Cela s’appelle une leçon de modestie. Prenez un ormeau, mollusque qu’on trouve agrippé aux rochers. Ce machin sans prétention tapisse pourtant l’intérieur de sa coquille d’une magnifique nacre aux reflets irisés. Laquelle ne se contente pas d’être belle : c’est aussi un matériau qui, en termes de résistance, ferait passer nos inventions humaines pour des ersatz de papier mâché ! Le secret de l’ormeau ? Une structure en millefeuille retorse qui rend la coquille 3 000 fois plus solide que les matériaux qui la composent. Et cerise sur le gâteau : cette nacre est 100 % naturelle, donc 100 % recyclable. Du coup, que font les ingénieurs phosphorant sur les gilets pare-balles de demain ? Ils s’inclinent, observent et imitent l’ormeau.
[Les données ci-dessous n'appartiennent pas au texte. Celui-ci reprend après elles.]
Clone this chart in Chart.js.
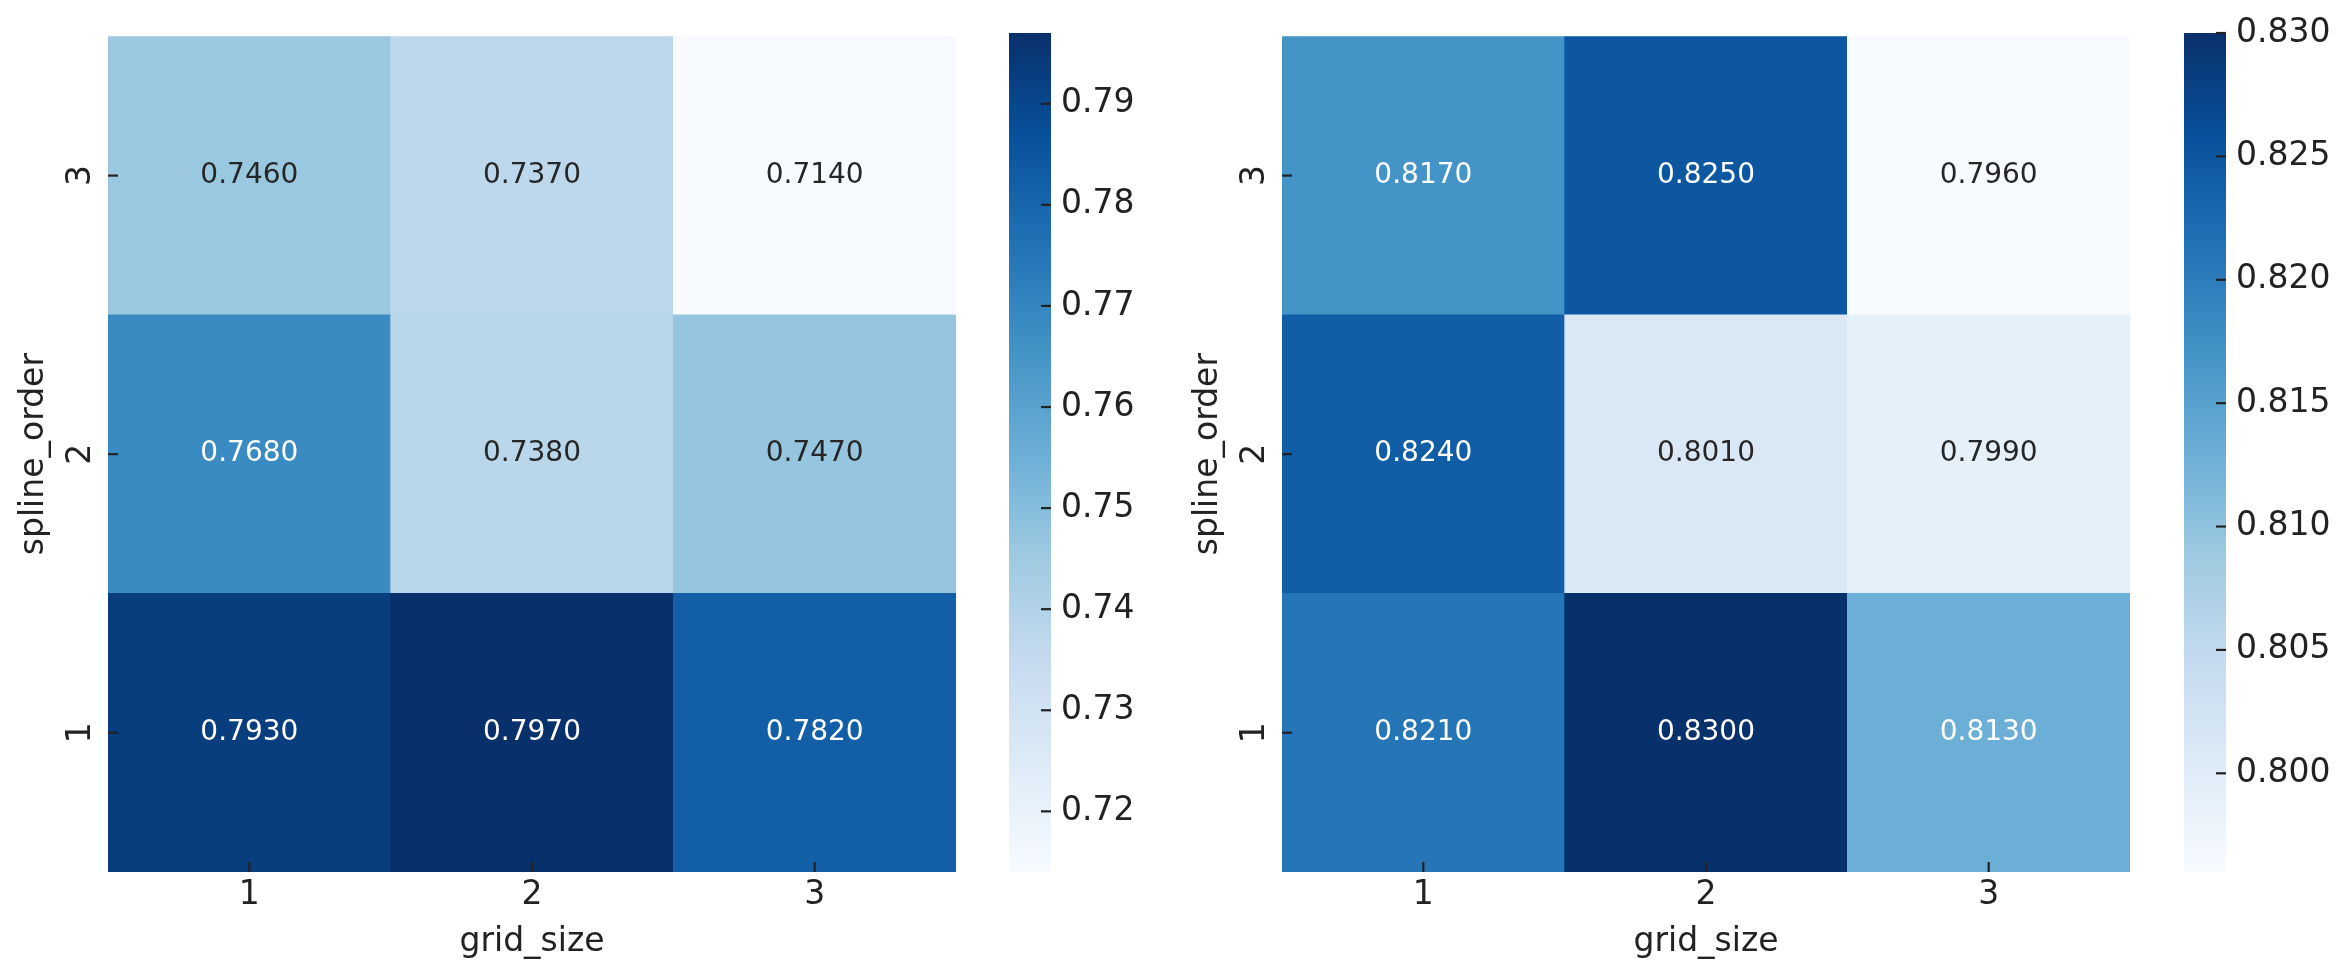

Concepteurs de sous-marins
De même avec le manchot, gros piaf qu’on a surtout l’habitude de voir en train de claudiquer sur la banquise. Il est capable d’aller pêcher sous l’eau glacée, à des pressions quarante fois supérieures à celle de la surface grâce à une capacité inouïe à économiser l’énergie, due en partie à son aérodynamisme. S’il était un véhicule, il pourrait parcourir 1 500 km avec un seul litre de gazole ! Du coup, que font les concepteurs de sous-marins et d’avions ? Ils s’inclinent, observent et imitent le manchot.
Epatants yeux de mouche
Une fois refermé l’ouvrage de la journaliste Mat Fournier, détaillant les mille et une manifestations de l’ingéniosité animale et végétale – la grenouille des bois qui s’autocongèle, la surface du lotus sur laquelle rien n’adhère, les yeux de la mouche qui font d’épatants panneaux solaires... –, l’éblouissement laisse place à une certaine perturbation : pourquoi l’homme, pourtant membre du même écosystème planétaire que l’ormeau, le lotus et les autres, est-il le seul à n’inventer que des choses qui consomment une énergie folle et génèrent des tonnes de déchets ? Pas question de jouer à Philippulus le Prophète (voir L’Etoile mystérieuse d’Hergé) clamant :
« Les hommes devraient faire comme l’ormeau et rester à leur place, plutôt que de défier la Nature et d’inventer des choses qu’Elle n’a pas prévues pour eux ! » D’abord parce qu’on serait bien en peine de déterminer quelle est la « place naturelle » de l’homme (chasseur-cueilleur vivant dans les cavernes ?). Ensuite, parce qu’on ne pourra plus faire comme si le 4x4 et l’Ipad n’avaient pas été inventés. Mais il est urgent, nous suggère Mat Fournier, et avant elle Janine Benyus (voir
Terra eco n° 26), d’entrer dans une nouvelle phase de créativité humaine. Une phase qui consisterait, pour une fois, à s’incliner, observer et imiter.